From Presidential candidate to UA professor: Franco Parisi talks corruption, politics and Latin America

From Presidential candidate to UA professor: Franco Parisi talks corruption, politics and Latin America

Photo courtesy of Franco Parisi

Erica Wright

When most teachers introduce themselves, they talk about previous teaching positions or real-world experience. Franco Parisi has a lot of the latter. The finance professor ran for President of Chile in 2014 and came in third place. We spoke with Parisi about his experience in politics and why he came back to teaching.

Are you originally from Chile? If so, what part?

I’m from Santiago, Chile. Chile is in the south part of South America in the Pacific Coast. It is a long, skinny country with 17 million people, with 5 million living in Santiago and the rest in different cities.

 How often do you travel back home?

 I travel back home every two months. But I don’t miss any class.

 What year did you run for president?

The year 2014. I came in third. I ran as an independent, with no political party and no money. That is different from here. In Chile, companies can finance campaigns but they do it not so aggressively as here. In order to have a more clean campaign, I did not ask for money from companies because I felt that the problem with Chile cannot be solved if you owed favors to company.

 How did your campaign run? What was your slogan?

My slogan was the Power of the People. I ran because I wanted to inform the people and educate them to help them.

How did you gain support from voters?

I started a Facebook page. It started out with one like.

 Is the Chile presidential election similar to the U.S. presidential election? What is different?

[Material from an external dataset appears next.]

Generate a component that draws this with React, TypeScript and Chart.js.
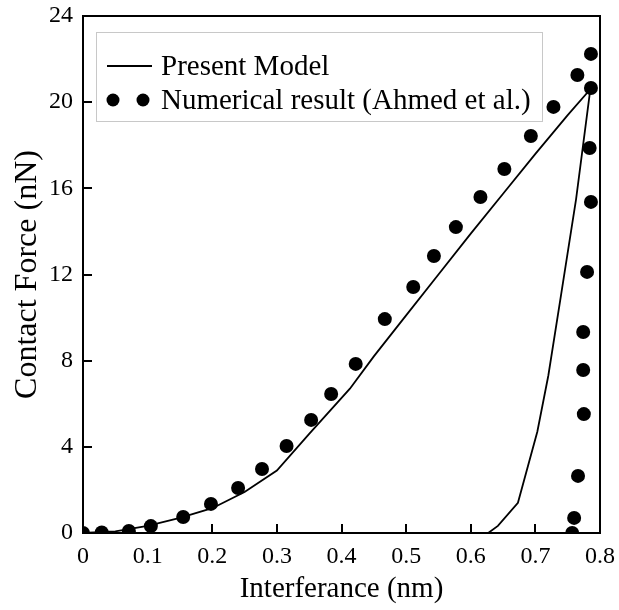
import React, { useEffect, useRef } from "react";
import { Chart, registerables } from "chart.js";

Chart.register(...registerables);

// Present Model (loading then unloading path)
const modelX = [0, 0.05, 0.1, 0.15, 0.2, 0.25, 0.3, 0.35, 0.413, 0.45, 0.5, 0.55, 0.6, 0.65, 0.7, 0.75, 0.785, 0.763, 0.74, 0.72, 0.703, 0.673, 0.642, 0.627];
const modelY = [0, 0.08, 0.33, 0.7, 1.15, 1.9, 2.9, 4.6, 6.7, 8.2, 10.1, 12.0, 13.9, 15.75, 17.6, 19.4, 20.6, 15.5, 11.1, 7.3, 4.7, 1.4, 0.33, 0];

// Numerical result (Ahmed et al.)
const ahmedX = [0, 0.029, 0.071, 0.105, 0.155, 0.198, 0.24, 0.277, 0.315, 0.353, 0.384, 0.422, 0.467, 0.511, 0.543, 0.577, 0.615, 0.652, 0.693, 0.728, 0.765, 0.786, 0.786, 0.784, 0.786, 0.78, 0.774, 0.774, 0.775, 0.766, 0.76, 0.757];
const ahmedY = [0, 0.02, 0.09, 0.32, 0.74, 1.35, 2.09, 2.97, 4.04, 5.25, 6.45, 7.85, 9.93, 11.42, 12.86, 14.2, 15.6, 16.9, 18.43, 19.78, 21.26, 22.24, 20.66, 17.87, 15.37, 12.12, 9.33, 7.57, 5.52, 2.65, 0.7, 0];

const xTicks = [0, 0.1, 0.2, 0.3, 0.4, 0.5, 0.6, 0.7, 0.8];
const yTicks = [0, 4, 8, 12, 16, 20, 24];

const seriesNames = ["Present Model", "Numerical result (Ahmed et al.)"];
const xTitle = "Interferance (nm)";
const yTitle = "Contact Force (nN)";

const FONT = "'Liberation Serif', 'Times New Roman', serif";

const framePlugin = {
  id: "frame",
  afterDraw(chart: any) {
    const { ctx, chartArea } = chart;
    const { left, right, top, bottom } = chartArea;
    const xs = chart.scales.x;
    const ys = chart.scales.y;
    ctx.save();
    ctx.strokeStyle = "#000";
    ctx.lineWidth = 2;
    ctx.strokeRect(left, top, right - left, bottom - top);
    const tl = 9;
    ctx.beginPath();
    xTicks.forEach((v) => {
      const px = Math.round(xs.getPixelForValue(v));
      ctx.moveTo(px, bottom);
      ctx.lineTo(px, bottom - tl);
    });
    yTicks.forEach((v) => {
      const py = Math.round(ys.getPixelForValue(v));
      ctx.moveTo(left, py);
      ctx.lineTo(left + tl, py);
    });
    ctx.stroke();

    // legend
    const bx = 96.5, by = 32.5, bw = 446, bh = 89;
    ctx.strokeStyle = "#c8c8c8";
    ctx.lineWidth = 1;
    ctx.strokeRect(bx, by, bw, bh);
    ctx.strokeStyle = "#000";
    ctx.lineWidth = 1.8;
    ctx.beginPath();
    ctx.moveTo(107, 66);
    ctx.lineTo(152, 66);
    ctx.stroke();
    ctx.fillStyle = "#000";
    [113, 143].forEach((cx) => {
      ctx.beginPath();
      ctx.arc(cx, 100, 6.5, 0, Math.PI * 2);
      ctx.fill();
    });
    ctx.font = "29px " + FONT;
    ctx.textBaseline = "alphabetic";
    ctx.textAlign = "left";
    ctx.fillText(seriesNames[0], 161, 75);
    ctx.fillText(seriesNames[1], 161, 109);
    ctx.restore();
  },
};

export default function App() {
  const ref = useRef<HTMLCanvasElement | null>(null);
  useEffect(() => {
    if (!ref.current) return;
    const chart = new Chart(ref.current, {
      type: "scatter",
      data: {
        datasets: [
          {
            label: seriesNames[1],
            data: ahmedX.map((x, i) => ({ x, y: ahmedY[i] })),
            pointRadius: 7,
            pointBackgroundColor: "#000",
            pointBorderWidth: 0,
            showLine: false,
            order: 0,
          },
          {
            label: seriesNames[0],
            data: modelX.map((x, i) => ({ x, y: modelY[i] })),
            showLine: true,
            borderColor: "#000",
            borderWidth: 1.8,
            pointRadius: 0,
            fill: false,
            tension: 0,
            order: 1,
          },
        ],
      },
      options: {
        responsive: false,
        animation: false,
        devicePixelRatio: 1,
        layout: { padding: { top: 16, right: 19, left: 0, bottom: 0 } },
        plugins: {
          legend: { display: false },
          tooltip: { enabled: false },
        },
        scales: {
          x: {
            type: "linear",
            min: 0,
            max: 0.8,
            afterFit: (s: any) => {
              s.height = 77;
            },
            afterBuildTicks: (s: any) => {
              s.ticks = xTicks.map((v) => ({ value: v }));
            },
            grid: { display: true, drawOnChartArea: false, drawTicks: true, tickLength: 9, color: "rgba(0,0,0,0)" },
            border: { display: false },
            ticks: {
              color: "#000",
              padding: 0,
              maxRotation: 0,
              font: { family: FONT, size: 24 },
              callback: (v: any) => (v === 0 ? "0" : (Math.round(v * 10) / 10).toFixed(1)),
            },
            title: {
              display: true,
              text: xTitle,
              color: "#000",
              font: { family: FONT, size: 29 },
              padding: { top: 0, bottom: 3 },
            },
          },
          y: {
            type: "linear",
            min: 0,
            max: 24,
            afterFit: (s: any) => {
              s.width = 83;
            },
            afterBuildTicks: (s: any) => {
              s.ticks = yTicks.map((v) => ({ value: v }));
            },
            grid: { display: true, drawOnChartArea: false, drawTicks: true, tickLength: 10, color: "rgba(0,0,0,0)" },
            border: { display: false },
            ticks: {
              color: "#000",
              padding: 0,
              font: { family: FONT, size: 24 },
              callback: (v: any) => String(v),
            },
            title: {
              display: true,
              text: yTitle,
              color: "#000",
              font: { family: FONT, size: 32 },
              padding: { top: 8, bottom: 0 },
            },
          },
        },
      },
      plugins: [framePlugin],
    });
    return () => chart.destroy();
  }, []);
  return (
    <div style={{ position: "fixed", left: 0, top: 0, width: 619, height: 610, background: "#fff" }}>
      <canvas ref={ref} width={619} height={610} style={{ display: "block" }} />
    </div>
  );
}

 We have primaries also, but since I was an independent I did not gave to go to a primary. In Chile, you have two big political parties; one is a group of political parties where more for the right and the other more for the left. They are really powerful, they have a lot of connections with companies and it is a really difficult club to get in. With power, all of the big and important jobs for the government are made by the political party and not for the person. Also, here in the U.S. it is really expensive campaign. In Chile, we also spend a lot of money but we are a poor country so it is impossible to compare with the biggest country in the world.

 How did you end up from being runner-up for the presidency in Chile to a professor at UA?

Because I’m a professor all my life. I was a professor in Chile. I was an instructor at the University of Chile, then I get a scholarship to get my doctorate degree at the University of Georgia. I got my doctorate degree in 1996 and then I was coming back and forth to the United States teaching at different universities, then I was associate dean and dean in Chile. Then there was the election and I decided to run for president, but all the time I was an instructor. I’m happy to be an instructor.

 What is your student’s reaction when you tell them you ran for president?

 Some of them didn’t believe me. This may be funny for them.

 If you had won, how do you think things would be different?

 If I were president right now in Chile, all of the good positions in government would be for good people, not for repaying political favors. That is the problem in Chile right now. The big problem is a big community crisis because of the situation with the son of the president so everybody is really disappointed because they feel like they can’t trust the president. Even though I’m not there, I’m still in the mind of the people. I came in fourth in a poll for who the people want as the next president of Chile.

 Before running for president, did you ever hold any political office?

 No, I did not. It was a one-time thing running for president. I was a professor before running for president, I have always been a professor.

 Would you ever run for any political office in the United States?

 No, I am just happy to be an instructor.